The second solution to the question uses just analytic geometry in the complex plane. Is is possibile to proceed using two generic points $\alpha_1,\alpha_2\in\mathbb{C}$ as previously, but it is easier to choose two points on the real axis, let's say $\alpha_1=-d$ and $\alpha_2=d$, $d\in\mathbb{R}$. Obviously it is not restrictive, it is like changing reference frame. We have: $$ |z+d|=k|z-d|$$ $$ (z+d)(\overline{z}+d)= k^2(z-d)( \overline{z}-d) $$ $$ z\overline{z} +dz+d\overline{z}+d^2 = k^2(z\overline{z} -dz-d\overline{z}+d^2)$$ and finally $$ z\overline{z} - \frac{(k^2+1)d}{(k^2-1)}z- \frac{(k^2+1)d}{(k^2-1)}\overline{z}+d^2 = 0$$ This is the equation of the Apollonius circle that passes through $\alpha_1$ and $\alpha_2$ because it is known, and easy to proof, that the general equation of a circle is of the form $z\overline{z}+az+\overline{a}\overline{z}+b=0$ with $b\in \mathbb{R}$. The center is $-\overline{a}$ and the square of the radius is $a\overline{a}-b$. In our case, the center is $$z_A=\frac{(k^2+1)d}{(k^2-1)} $$ and it's radius squared is $$r_A^2=(\frac{(k^2+1)d}{(k^2-1)})^2-d^2$$.

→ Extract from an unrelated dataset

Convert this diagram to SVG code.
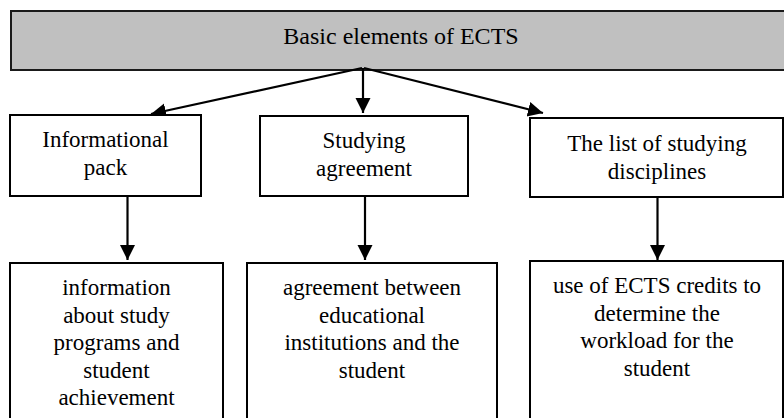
<svg xmlns="http://www.w3.org/2000/svg" width="784" height="418" viewBox="0 0 784 418" font-family="'Liberation Serif', Times, serif">
  <defs>
    <style>
      .box { fill: #ffffff; stroke: #000000; stroke-width: 2; }
      .head { fill: #c0c0c0; stroke: #1a1a1a; stroke-width: 2; }
      text { font-family: 'Liberation Serif', Times, serif; fill: #000000; text-anchor: middle; }
      .t { font-size: 23px; }
      .th { font-size: 24px; }
      .c { stroke: #000000; stroke-width: 2.2; fill: none; marker-end: url(#ah); }
    </style>
    <marker id="ah" markerUnits="userSpaceOnUse" markerWidth="16" markerHeight="16" refX="15" refY="7.5" orient="auto">
      <path d="M0,0 L15,7.5 L0,15 Z" fill="#000000"/>
    </marker>
  </defs>
  <rect width="784" height="418" fill="#ffffff"/>

  <g id="header">
    <rect class="head" x="11" y="11" width="790" height="59"/>
    <text class="th" x="401" y="44">Basic elements of ECTS</text>
  </g>

  <g id="connectors">
    <line class="c" x1="362" y1="68" x2="151" y2="114"/>
    <line class="c" x1="363" y1="68" x2="363" y2="113"/>
    <line class="c" x1="364" y1="68" x2="543" y2="113"/>
    <line class="c" x1="127.5" y1="196" x2="127.5" y2="260"/>
    <line class="c" x1="365" y1="196" x2="365" y2="260"/>
    <line class="c" x1="657.5" y1="197" x2="657.5" y2="260"/>
  </g>

  <g id="info-pack">
    <rect class="box" x="10" y="115" width="191" height="81"/>
    <text class="t" x="105.5" y="147">Informational</text>
    <text class="t" x="105.5" y="174.5">pack</text>
  </g>

  <g id="study-agreement">
    <rect class="box" x="260" y="116" width="208" height="80"/>
    <text class="t" x="364" y="148">Studying</text>
    <text class="t" x="364" y="175.5">agreement</text>
  </g>

  <g id="discipline-list">
    <rect class="box" x="530" y="118" width="253" height="79"/>
    <text class="t" x="657" y="151">The list of studying</text>
    <text class="t" x="657" y="178.5">disciplines</text>
  </g>

  <g id="info-detail">
    <rect class="box" x="10" y="263" width="213" height="170"/>
    <text class="t" x="116.5" y="295">information</text>
    <text class="t" x="116.5" y="322.5">about study</text>
    <text class="t" x="116.5" y="350">programs and</text>
    <text class="t" x="116.5" y="377.5">student</text>
    <text class="t" x="116.5" y="405">achievement</text>
  </g>

  <g id="agreement-detail">
    <rect class="box" x="247" y="263" width="250" height="170"/>
    <text class="t" x="372" y="295">agreement between</text>
    <text class="t" x="372" y="322.5">educational</text>
    <text class="t" x="372" y="350">institutions and the</text>
    <text class="t" x="372" y="377.5">student</text>
  </g>

  <g id="ects-detail">
    <rect class="box" x="530" y="261" width="253" height="172"/>
    <text class="t" x="657" y="293">use of ECTS credits to</text>
    <text class="t" x="657" y="320.5">determine the</text>
    <text class="t" x="657" y="348">workload for the</text>
    <text class="t" x="657" y="375.5">student</text>
  </g>
</svg>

Now let's find centers and radii of the circles that pass through $\alpha_1$ and $\alpha_2$. Their centers lie on the perpendicular bisector of the segment $α_1α_2$, that is the $y$ axis. A generic point on the $y$ axis, that is the center of one of the circles, is $$z_B=it, \; t\in\mathbb{R}$$ and its distance squared from $\alpha_1$ (or $\alpha_2$), that is the square of radius of the circle, is $$r_B^2=(d-it)\overline{(d-it)}=(d-it)(d+it) = d^2+t^2$$

The square of the distance between the centers is $$d_{AB}^2=(z_A-z_B)(\overline{z_A - z_B})= (\frac{(k^2+1)d}{(k^2-1)})^2+t^2$$

Now we remember from elementary geometry that intersecting circles are orthogonal if the sum of their radii squared equals the square of the distance between their centers, that is if $$r_A^2+r_B^2=d_{AB}^2$$ and indeed it is immediate to verify that this is true.